Exclude the pictures and return every line exactly as written.

(begin)

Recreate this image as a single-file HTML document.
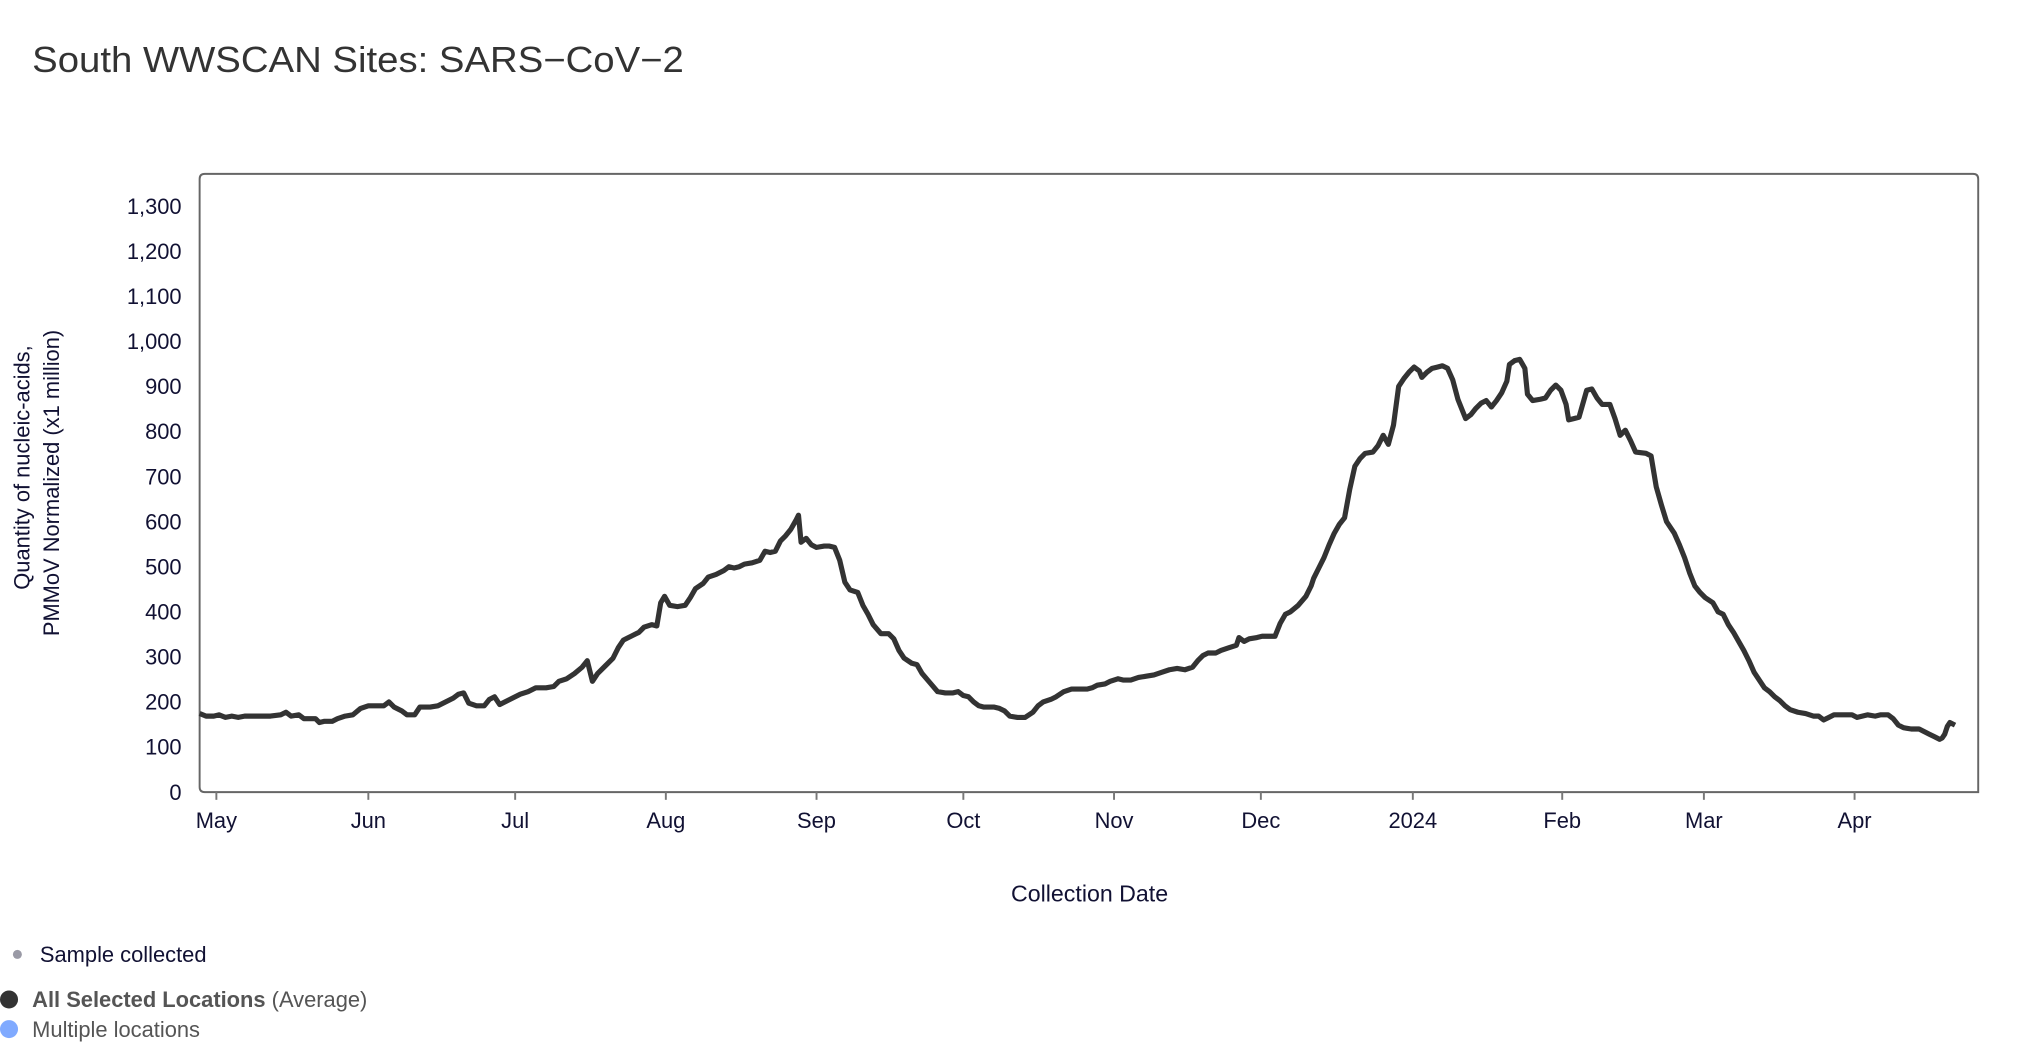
<!DOCTYPE html>
<html><head><meta charset="utf-8"><style>
html,body{margin:0;padding:0;background:#fff;width:2022px;height:1060px;overflow:hidden}
svg{display:block}
text{font-family:"Liberation Sans","DejaVu Sans",sans-serif}
</style></head><body>
<svg width="2022" height="1060" viewBox="0 0 1570 823" preserveAspectRatio="none">
<text x="25" y="56" font-size="28" fill="#333" textLength="506" lengthAdjust="spacingAndGlyphs">South WWSCAN Sites: SARS−CoV−2</text>
<path d="M155,139 Q155,135 159,135 L1532,135 Q1536,135 1536,139 L1536,615 L159,615 Q155,615 155,611 Z" fill="none" stroke="#666" stroke-width="1.5"/>
<g font-size="17" fill="#111133" text-anchor="end">
<text x="141" y="621">0</text><text x="141" y="586">100</text><text x="141" y="551">200</text><text x="141" y="516">300</text><text x="141" y="481">400</text><text x="141" y="446">500</text><text x="141" y="411">600</text><text x="141" y="376">700</text><text x="141" y="341">800</text><text x="141" y="306">900</text><text x="141" y="271">1,000</text><text x="141" y="236">1,100</text><text x="141" y="201">1,200</text><text x="141" y="166">1,300</text>
</g>
<g stroke="#777" stroke-width="1.5">
<line x1="168" y1="615" x2="168" y2="621"/><line x1="286" y1="615" x2="286" y2="621"/><line x1="400" y1="615" x2="400" y2="621"/><line x1="517" y1="615" x2="517" y2="621"/><line x1="634" y1="615" x2="634" y2="621"/><line x1="748" y1="615" x2="748" y2="621"/><line x1="865" y1="615" x2="865" y2="621"/><line x1="979" y1="615" x2="979" y2="621"/><line x1="1097" y1="615" x2="1097" y2="621"/><line x1="1213" y1="615" x2="1213" y2="621"/><line x1="1323" y1="615" x2="1323" y2="621"/><line x1="1440" y1="615" x2="1440" y2="621"/>
</g>
<g font-size="17" fill="#111133" text-anchor="middle">
<text x="168" y="643">May</text><text x="286" y="643">Jun</text><text x="400" y="643">Jul</text><text x="517" y="643">Aug</text><text x="634" y="643">Sep</text><text x="748" y="643">Oct</text><text x="865" y="643">Nov</text><text x="979" y="643">Dec</text><text x="1097" y="643">2024</text><text x="1213" y="643">Feb</text><text x="1323" y="643">Mar</text><text x="1440" y="643">Apr</text>
<text x="846" y="700" font-size="18">Collection Date</text>
</g>
<g font-size="17" fill="#111133" text-anchor="middle">
<text transform="translate(23,363) rotate(-90)">Quantity of nucleic-acids,</text>
<text transform="translate(46,375) rotate(-90)">PMMoV Normalized (x1 million)</text>
</g>
<polyline fill="none" stroke="#333" stroke-width="4" stroke-linejoin="round" points="155,554 160,556 166,556 170,555 175,557 180,556 185,557 190,556 200,556 210,556 218,555 222,553 226,556 232,555 236,558 245,558 248,561 252,560 258,560 262,558 268,556 274,555 280,550 286,548 292,548 298,548 302,545 306,549 312,552 316,555 322,555 326,549 334,549 340,548 346,545 352,542 356,539 360,538 364,546 370,548 376,548 380,543 384,541 388,547 392,545 398,542 404,539 410,537 416,534 424,534 430,533 434,529 440,527 446,523 452,518 456,513 460,529 464,523 470,517 476,511 480,503 484,497 490,494 496,491 500,487 506,485 510,486 513,468 516,463 520,470 526,471 532,470 536,464 540,457 546,453 550,448 556,446 562,443 566,440 570,441 574,440 578,438 584,437 590,435 594,428 598,429 602,428 606,420 610,416 614,411 618,404 620,400 622,421 626,418 630,423 634,425 640,424 644,424 648,425 652,435 656,452 658,455 660,458 666,460 670,470 674,477 678,485 684,492 690,492 694,496 698,505 702,511 708,515 712,516 716,523 722,530 728,537 734,538 740,538 744,537 748,540 752,541 756,545 760,548 764,549 772,549 776,550 780,552 784,556 790,557 796,557 802,553 806,548 810,545 816,543 820,541 826,537 832,535 838,535 844,535 848,534 852,532 858,531 862,529 868,527 872,528 878,528 884,526 890,525 896,524 902,522 908,520 914,519 920,520 926,518 930,513 934,509 938,507 944,507 948,505 954,503 960,501 962,495 966,498 970,496 976,495 980,494 990,494 994,484 998,477 1002,475 1008,470 1014,463 1018,455 1020,449 1024,441 1028,433 1032,423 1036,414 1040,407 1044,402 1048,380 1052,362 1056,356 1060,352 1066,351 1070,346 1074,338 1078,345 1082,330 1086,300 1090,294 1094,289 1098,285 1102,288 1104,293 1108,289 1112,286 1116,285 1120,284 1124,286 1128,295 1132,310 1136,320 1138,325 1142,322 1146,317 1150,313 1154,311 1158,316 1162,311 1166,305 1170,296 1172,283 1176,280 1180,279 1184,286 1186,306 1190,311 1196,310 1200,309 1204,303 1208,299 1212,303 1216,314 1218,326 1222,325 1226,324 1232,303 1236,302 1240,309 1244,314 1250,314 1254,325 1258,338 1262,334 1266,342 1270,351 1278,352 1282,354 1286,378 1290,392 1294,405 1300,414 1304,423 1308,433 1312,445 1316,455 1320,460 1324,464 1330,468 1334,475 1338,477 1342,485 1346,491 1350,498 1354,505 1358,513 1362,522 1366,528 1370,534 1374,537 1378,541 1382,544 1386,548 1390,551 1396,553 1402,554 1408,556 1412,556 1416,559 1420,557 1424,555 1432,555 1438,555 1442,557 1446,556 1450,555 1456,556 1460,555 1466,555 1470,558 1474,563 1478,565 1484,566 1490,566 1494,568 1498,570 1502,572 1506,574 1508,573 1510,570 1512,564 1514,561 1518,563"/>
<circle cx="13.5" cy="741" r="3.5" fill="#9a9aa6"/>
<text x="31" y="747" font-size="17" fill="#111133">Sample collected</text>
<circle cx="7" cy="776" r="7" fill="#333"/>
<text x="25" y="782" font-size="17" fill="#555"><tspan font-weight="bold">All Selected Locations</tspan> (Average)</text>
<circle cx="7" cy="799" r="7" fill="#80aaff"/>
<text x="25" y="805" font-size="17" fill="#555">Multiple locations</text>
</svg>
</body></html>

(end)

### In response
Recreate this image as a single-file HTML document.
<!DOCTYPE html>
<html><head><meta charset="utf-8"><style>
html,body{margin:0;padding:0;background:#fff;width:2022px;height:1060px;overflow:hidden}
svg{display:block}
text{font-family:"Liberation Sans","DejaVu Sans",sans-serif}
</style></head><body>
<svg width="2022" height="1060" viewBox="0 0 1570 823" preserveAspectRatio="none">
<text x="25" y="56" font-size="28" fill="#333" textLength="506" lengthAdjust="spacingAndGlyphs">South WWSCAN Sites: SARS−CoV−2</text>
<path d="M155,139 Q155,135 159,135 L1532,135 Q1536,135 1536,139 L1536,615 L159,615 Q155,615 155,611 Z" fill="none" stroke="#666" stroke-width="1.5"/>
<g font-size="17" fill="#111133" text-anchor="end">
<text x="141" y="621">0</text><text x="141" y="586">100</text><text x="141" y="551">200</text><text x="141" y="516">300</text><text x="141" y="481">400</text><text x="141" y="446">500</text><text x="141" y="411">600</text><text x="141" y="376">700</text><text x="141" y="341">800</text><text x="141" y="306">900</text><text x="141" y="271">1,000</text><text x="141" y="236">1,100</text><text x="141" y="201">1,200</text><text x="141" y="166">1,300</text>
</g>
<g stroke="#777" stroke-width="1.5">
<line x1="168" y1="615" x2="168" y2="621"/><line x1="286" y1="615" x2="286" y2="621"/><line x1="400" y1="615" x2="400" y2="621"/><line x1="517" y1="615" x2="517" y2="621"/><line x1="634" y1="615" x2="634" y2="621"/><line x1="748" y1="615" x2="748" y2="621"/><line x1="865" y1="615" x2="865" y2="621"/><line x1="979" y1="615" x2="979" y2="621"/><line x1="1097" y1="615" x2="1097" y2="621"/><line x1="1213" y1="615" x2="1213" y2="621"/><line x1="1323" y1="615" x2="1323" y2="621"/><line x1="1440" y1="615" x2="1440" y2="621"/>
</g>
<g font-size="17" fill="#111133" text-anchor="middle">
<text x="168" y="643">May</text><text x="286" y="643">Jun</text><text x="400" y="643">Jul</text><text x="517" y="643">Aug</text><text x="634" y="643">Sep</text><text x="748" y="643">Oct</text><text x="865" y="643">Nov</text><text x="979" y="643">Dec</text><text x="1097" y="643">2024</text><text x="1213" y="643">Feb</text><text x="1323" y="643">Mar</text><text x="1440" y="643">Apr</text>
<text x="846" y="700" font-size="18">Collection Date</text>
</g>
<g font-size="17" fill="#111133" text-anchor="middle">
<text transform="translate(23,363) rotate(-90)">Quantity of nucleic-acids,</text>
<text transform="translate(46,375) rotate(-90)">PMMoV Normalized (x1 million)</text>
</g>
<polyline fill="none" stroke="#333" stroke-width="4" stroke-linejoin="round" points="155,554 160,556 166,556 170,555 175,557 180,556 185,557 190,556 200,556 210,556 218,555 222,553 226,556 232,555 236,558 245,558 248,561 252,560 258,560 262,558 268,556 274,555 280,550 286,548 292,548 298,548 302,545 306,549 312,552 316,555 322,555 326,549 334,549 340,548 346,545 352,542 356,539 360,538 364,546 370,548 376,548 380,543 384,541 388,547 392,545 398,542 404,539 410,537 416,534 424,534 430,533 434,529 440,527 446,523 452,518 456,513 460,529 464,523 470,517 476,511 480,503 484,497 490,494 496,491 500,487 506,485 510,486 513,468 516,463 520,470 526,471 532,470 536,464 540,457 546,453 550,448 556,446 562,443 566,440 570,441 574,440 578,438 584,437 590,435 594,428 598,429 602,428 606,420 610,416 614,411 618,404 620,400 622,421 626,418 630,423 634,425 640,424 644,424 648,425 652,435 656,452 658,455 660,458 666,460 670,470 674,477 678,485 684,492 690,492 694,496 698,505 702,511 708,515 712,516 716,523 722,530 728,537 734,538 740,538 744,537 748,540 752,541 756,545 760,548 764,549 772,549 776,550 780,552 784,556 790,557 796,557 802,553 806,548 810,545 816,543 820,541 826,537 832,535 838,535 844,535 848,534 852,532 858,531 862,529 868,527 872,528 878,528 884,526 890,525 896,524 902,522 908,520 914,519 920,520 926,518 930,513 934,509 938,507 944,507 948,505 954,503 960,501 962,495 966,498 970,496 976,495 980,494 990,494 994,484 998,477 1002,475 1008,470 1014,463 1018,455 1020,449 1024,441 1028,433 1032,423 1036,414 1040,407 1044,402 1048,380 1052,362 1056,356 1060,352 1066,351 1070,346 1074,338 1078,345 1082,330 1086,300 1090,294 1094,289 1098,285 1102,288 1104,293 1108,289 1112,286 1116,285 1120,284 1124,286 1128,295 1132,310 1136,320 1138,325 1142,322 1146,317 1150,313 1154,311 1158,316 1162,311 1166,305 1170,296 1172,283 1176,280 1180,279 1184,286 1186,306 1190,311 1196,310 1200,309 1204,303 1208,299 1212,303 1216,314 1218,326 1222,325 1226,324 1232,303 1236,302 1240,309 1244,314 1250,314 1254,325 1258,338 1262,334 1266,342 1270,351 1278,352 1282,354 1286,378 1290,392 1294,405 1300,414 1304,423 1308,433 1312,445 1316,455 1320,460 1324,464 1330,468 1334,475 1338,477 1342,485 1346,491 1350,498 1354,505 1358,513 1362,522 1366,528 1370,534 1374,537 1378,541 1382,544 1386,548 1390,551 1396,553 1402,554 1408,556 1412,556 1416,559 1420,557 1424,555 1432,555 1438,555 1442,557 1446,556 1450,555 1456,556 1460,555 1466,555 1470,558 1474,563 1478,565 1484,566 1490,566 1494,568 1498,570 1502,572 1506,574 1508,573 1510,570 1512,564 1514,561 1518,563"/>
<circle cx="13.5" cy="741" r="3.5" fill="#9a9aa6"/>
<text x="31" y="747" font-size="17" fill="#111133">Sample collected</text>
<circle cx="7" cy="776" r="7" fill="#333"/>
<text x="25" y="782" font-size="17" fill="#555"><tspan font-weight="bold">All Selected Locations</tspan> (Average)</text>
<circle cx="7" cy="799" r="7" fill="#80aaff"/>
<text x="25" y="805" font-size="17" fill="#555">Multiple locations</text>
</svg>
</body></html>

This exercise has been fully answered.